WHAT YOU WILL DO:
Each line of the listing must be transcribed exactly, except for the images, which should be excluded.

EXTRACTED INFORMATION:

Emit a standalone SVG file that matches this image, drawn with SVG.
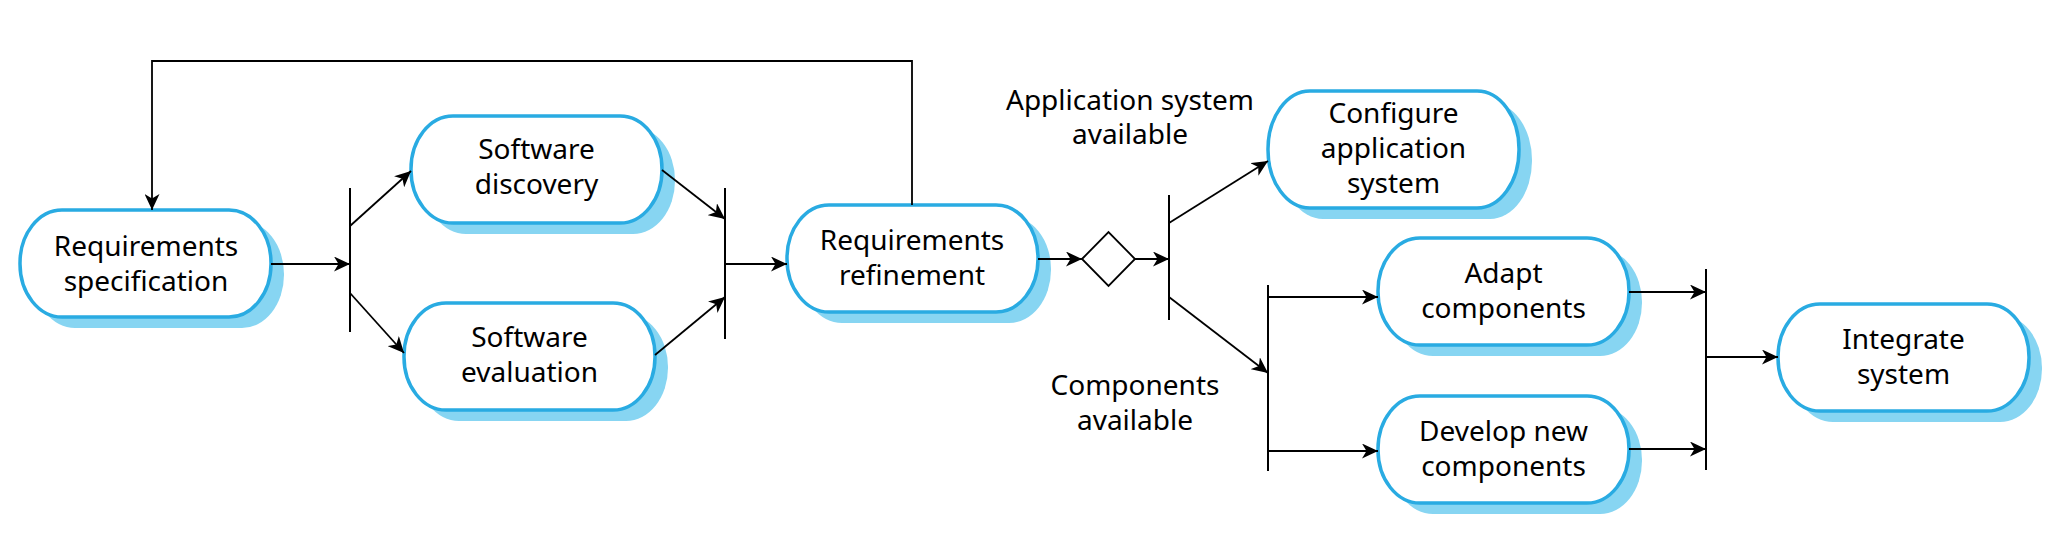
<svg xmlns="http://www.w3.org/2000/svg" width="2052" height="542" viewBox="0 0 2052 542">
<style>
.shadow{fill:#87d5f2;stroke:none}
.node{fill:#ffffff;stroke:#29abe2;stroke-width:3.5}
.t{font-family:"Noto Sans","Liberation Sans",sans-serif;font-size:28px;fill:#000;text-anchor:middle}
.c{fill:none;stroke:#000;stroke-width:1.8}
.bar{fill:none;stroke:#000;stroke-width:2}
</style>
<defs>
<marker id="ah" markerUnits="userSpaceOnUse" markerWidth="17" markerHeight="15" refX="16" refY="7.5" orient="auto">
<path d="M0,0 L16,7.5 L0,15 L4.5,7.5 z" fill="#000"/>
</marker>
</defs>
<rect width="2052" height="542" fill="#fff"/>
<g id="n-reqspec">
<rect class="shadow" x="33" y="221" width="251" height="107" rx="42" ry="53"/>
<rect class="node" x="20" y="210" width="251" height="107" rx="42" ry="53"/>
<text class="t" x="146" y="256">Requirements</text>
<text class="t" x="146" y="291">specification</text>
</g>
<g id="n-discovery">
<rect class="shadow" x="424" y="127" width="251" height="107" rx="42" ry="53"/>
<rect class="node" x="411" y="116" width="251" height="107" rx="42" ry="53"/>
<text class="t" x="536.5" y="159">Software</text>
<text class="t" x="536.5" y="194">discovery</text>
</g>
<g id="n-evaluation">
<rect class="shadow" x="417" y="314" width="251" height="107" rx="42" ry="53"/>
<rect class="node" x="404" y="303" width="251" height="107" rx="42" ry="53"/>
<text class="t" x="529.5" y="347">Software</text>
<text class="t" x="529.5" y="382">evaluation</text>
</g>
<g id="n-refinement">
<rect class="shadow" x="800" y="216" width="251" height="107" rx="42" ry="53"/>
<rect class="node" x="787" y="205" width="251" height="107" rx="42" ry="53"/>
<text class="t" x="912" y="250">Requirements</text>
<text class="t" x="912" y="285">refinement</text>
</g>
<g id="n-configure">
<rect class="shadow" x="1281" y="102" width="251" height="117" rx="42" ry="58"/>
<rect class="node" x="1268" y="91" width="251" height="117" rx="42" ry="58"/>
<text class="t" x="1393.5" y="123">Configure</text>
<text class="t" x="1393.5" y="158">application</text>
<text class="t" x="1393.5" y="193">system</text>
</g>
<g id="n-adapt">
<rect class="shadow" x="1391" y="249" width="251" height="107" rx="42" ry="53"/>
<rect class="node" x="1378" y="238" width="251" height="107" rx="42" ry="53"/>
<text class="t" x="1503.5" y="283">Adapt</text>
<text class="t" x="1503.5" y="318">components</text>
</g>
<g id="n-develop">
<rect class="shadow" x="1391" y="407" width="251" height="107" rx="42" ry="53"/>
<rect class="node" x="1378" y="396" width="251" height="107" rx="42" ry="53"/>
<text class="t" x="1503.5" y="441">Develop new</text>
<text class="t" x="1503.5" y="476">components</text>
</g>
<g id="n-integrate">
<rect class="shadow" x="1791" y="315" width="251" height="107" rx="42" ry="53"/>
<rect class="node" x="1778" y="304" width="251" height="107" rx="42" ry="53"/>
<text class="t" x="1903.5" y="349">Integrate</text>
<text class="t" x="1903.5" y="384">system</text>
</g>
<g id="n-decision">
<polygon points="1082,259 1108.5,232 1135,259 1108.5,286" fill="#fff" stroke="#000" stroke-width="1.8"/>
</g>
<g id="labels">
<text class="t" x="1130" y="110">Application system</text>
<text class="t" x="1130" y="144">available</text>
<text class="t" x="1135" y="395">Components</text>
<text class="t" x="1135" y="430">available</text>
</g>
<g id="connectors">
<path class="c" d="M912,205 V61 H152 V210" marker-end="url(#ah)"/>
<path class="c" d="M271,264 H350" marker-end="url(#ah)"/>
<path class="bar" d="M350,188 V332"/>
<path class="c" d="M350,226 L411,171" marker-end="url(#ah)"/>
<path class="c" d="M350,293 L404,353" marker-end="url(#ah)"/>
<path class="c" d="M662,170 L725,219" marker-end="url(#ah)"/>
<path class="c" d="M655,355 L725,297" marker-end="url(#ah)"/>
<path class="bar" d="M725,188 V339"/>
<path class="c" d="M725,264 H787" marker-end="url(#ah)"/>
<path class="c" d="M1038,259 H1082" marker-end="url(#ah)"/>
<path class="c" d="M1135,259 H1169" marker-end="url(#ah)"/>
<path class="bar" d="M1169,195 V320"/>
<path class="c" d="M1169,223 L1268,161" marker-end="url(#ah)"/>
<path class="c" d="M1169,297 L1268,373" marker-end="url(#ah)"/>
<path class="bar" d="M1268,285 V471"/>
<path class="c" d="M1268,297 H1378" marker-end="url(#ah)"/>
<path class="c" d="M1268,451 H1378" marker-end="url(#ah)"/>
<path class="c" d="M1629,292 H1706" marker-end="url(#ah)"/>
<path class="c" d="M1629,449 H1706" marker-end="url(#ah)"/>
<path class="bar" d="M1706,269 V470"/>
<path class="c" d="M1706,357 H1778" marker-end="url(#ah)"/>
</g>
</svg>
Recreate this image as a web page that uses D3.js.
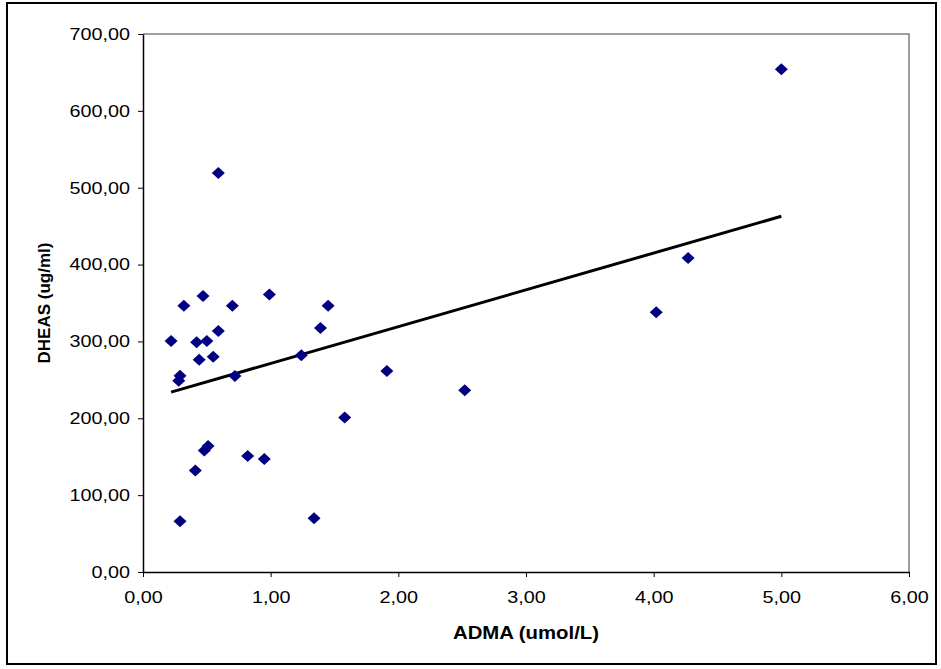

COMPLETED TASK:
Emit a standalone SVG file that matches this image, drawn with SVG.
<svg xmlns="http://www.w3.org/2000/svg" width="2052" height="542" viewBox="0 0 2052 542">
<style>
.shadow{fill:#87d5f2;stroke:none}
.node{fill:#ffffff;stroke:#29abe2;stroke-width:3.5}
.t{font-family:"Noto Sans","Liberation Sans",sans-serif;font-size:28px;fill:#000;text-anchor:middle}
.c{fill:none;stroke:#000;stroke-width:1.8}
.bar{fill:none;stroke:#000;stroke-width:2}
</style>
<defs>
<marker id="ah" markerUnits="userSpaceOnUse" markerWidth="17" markerHeight="15" refX="16" refY="7.5" orient="auto">
<path d="M0,0 L16,7.5 L0,15 L4.5,7.5 z" fill="#000"/>
</marker>
</defs>
<rect width="2052" height="542" fill="#fff"/>
<g id="n-reqspec">
<rect class="shadow" x="33" y="221" width="251" height="107" rx="42" ry="53"/>
<rect class="node" x="20" y="210" width="251" height="107" rx="42" ry="53"/>
<text class="t" x="146" y="256">Requirements</text>
<text class="t" x="146" y="291">specification</text>
</g>
<g id="n-discovery">
<rect class="shadow" x="424" y="127" width="251" height="107" rx="42" ry="53"/>
<rect class="node" x="411" y="116" width="251" height="107" rx="42" ry="53"/>
<text class="t" x="536.5" y="159">Software</text>
<text class="t" x="536.5" y="194">discovery</text>
</g>
<g id="n-evaluation">
<rect class="shadow" x="417" y="314" width="251" height="107" rx="42" ry="53"/>
<rect class="node" x="404" y="303" width="251" height="107" rx="42" ry="53"/>
<text class="t" x="529.5" y="347">Software</text>
<text class="t" x="529.5" y="382">evaluation</text>
</g>
<g id="n-refinement">
<rect class="shadow" x="800" y="216" width="251" height="107" rx="42" ry="53"/>
<rect class="node" x="787" y="205" width="251" height="107" rx="42" ry="53"/>
<text class="t" x="912" y="250">Requirements</text>
<text class="t" x="912" y="285">refinement</text>
</g>
<g id="n-configure">
<rect class="shadow" x="1281" y="102" width="251" height="117" rx="42" ry="58"/>
<rect class="node" x="1268" y="91" width="251" height="117" rx="42" ry="58"/>
<text class="t" x="1393.5" y="123">Configure</text>
<text class="t" x="1393.5" y="158">application</text>
<text class="t" x="1393.5" y="193">system</text>
</g>
<g id="n-adapt">
<rect class="shadow" x="1391" y="249" width="251" height="107" rx="42" ry="53"/>
<rect class="node" x="1378" y="238" width="251" height="107" rx="42" ry="53"/>
<text class="t" x="1503.5" y="283">Adapt</text>
<text class="t" x="1503.5" y="318">components</text>
</g>
<g id="n-develop">
<rect class="shadow" x="1391" y="407" width="251" height="107" rx="42" ry="53"/>
<rect class="node" x="1378" y="396" width="251" height="107" rx="42" ry="53"/>
<text class="t" x="1503.5" y="441">Develop new</text>
<text class="t" x="1503.5" y="476">components</text>
</g>
<g id="n-integrate">
<rect class="shadow" x="1791" y="315" width="251" height="107" rx="42" ry="53"/>
<rect class="node" x="1778" y="304" width="251" height="107" rx="42" ry="53"/>
<text class="t" x="1903.5" y="349">Integrate</text>
<text class="t" x="1903.5" y="384">system</text>
</g>
<g id="n-decision">
<polygon points="1082,259 1108.5,232 1135,259 1108.5,286" fill="#fff" stroke="#000" stroke-width="1.8"/>
</g>
<g id="labels">
<text class="t" x="1130" y="110">Application system</text>
<text class="t" x="1130" y="144">available</text>
<text class="t" x="1135" y="395">Components</text>
<text class="t" x="1135" y="430">available</text>
</g>
<g id="connectors">
<path class="c" d="M912,205 V61 H152 V210" marker-end="url(#ah)"/>
<path class="c" d="M271,264 H350" marker-end="url(#ah)"/>
<path class="bar" d="M350,188 V332"/>
<path class="c" d="M350,226 L411,171" marker-end="url(#ah)"/>
<path class="c" d="M350,293 L404,353" marker-end="url(#ah)"/>
<path class="c" d="M662,170 L725,219" marker-end="url(#ah)"/>
<path class="c" d="M655,355 L725,297" marker-end="url(#ah)"/>
<path class="bar" d="M725,188 V339"/>
<path class="c" d="M725,264 H787" marker-end="url(#ah)"/>
<path class="c" d="M1038,259 H1082" marker-end="url(#ah)"/>
<path class="c" d="M1135,259 H1169" marker-end="url(#ah)"/>
<path class="bar" d="M1169,195 V320"/>
<path class="c" d="M1169,223 L1268,161" marker-end="url(#ah)"/>
<path class="c" d="M1169,297 L1268,373" marker-end="url(#ah)"/>
<path class="bar" d="M1268,285 V471"/>
<path class="c" d="M1268,297 H1378" marker-end="url(#ah)"/>
<path class="c" d="M1268,451 H1378" marker-end="url(#ah)"/>
<path class="c" d="M1629,292 H1706" marker-end="url(#ah)"/>
<path class="c" d="M1629,449 H1706" marker-end="url(#ah)"/>
<path class="bar" d="M1706,269 V470"/>
<path class="c" d="M1706,357 H1778" marker-end="url(#ah)"/>
</g>
</svg>
Recreate this image as a web page that uses D3.js.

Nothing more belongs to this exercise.